Israel-based banks should not entirely cease to offer services for crypto-related establishments, as claimed by Israel’s attorney general Avichai Mandelblit.
Specifially, in Mandelblit’s idea, banks should apply a more thorough examination process for each case, to identify signs of money laundering risks or other illicit financial activities, instead of the current shutdown in offering their financial services.
Mandelblit’s idea regarding the matter contradicted with the stance from the central bank of Israel, as reported by the Globes on February 19th.
In 2019, a few banks in Israel have decided to block account access to whichever of their business partners that receive crypto-enabled transfers.

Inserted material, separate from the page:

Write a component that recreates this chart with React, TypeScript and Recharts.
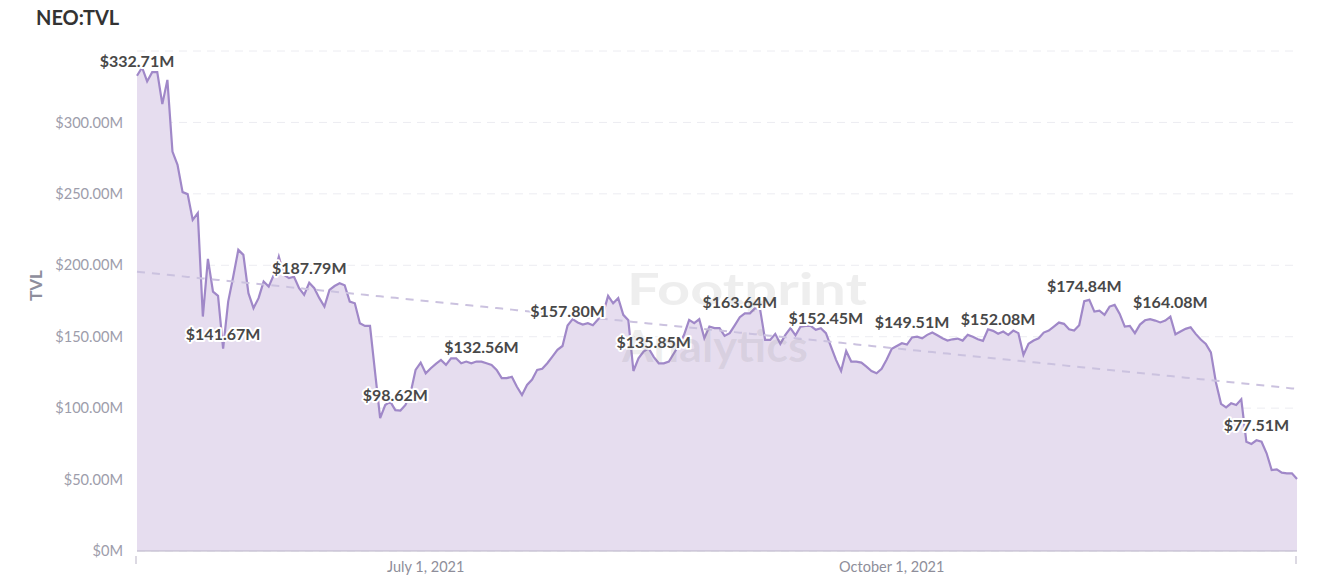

This led to the result of numerous Bitcoin (BTC) investors in Israel stripped off the option to fulfill their tax duties, since the banks refused to take in their deposits.
In August 2019, a $23 million lawsuit happened between an investor and Israeli Bank Hapoalim, claiming the bank would not accept deposits of Bitcoin-based profits.
The case where Mercantile Discount Bank has denied authorization for a transfer from local crypto exchange firm BIT2C is the primary reason that led to the stance from Mandelblit.
The Israeli authorities, however, are making steps to further blockchain growth in the nation, despite the attitude from local banks. an information request has been made by the Israeli Securities Authority, to look into regulations that are acting as barriers against the growth of blockchain-based businesses in Israel.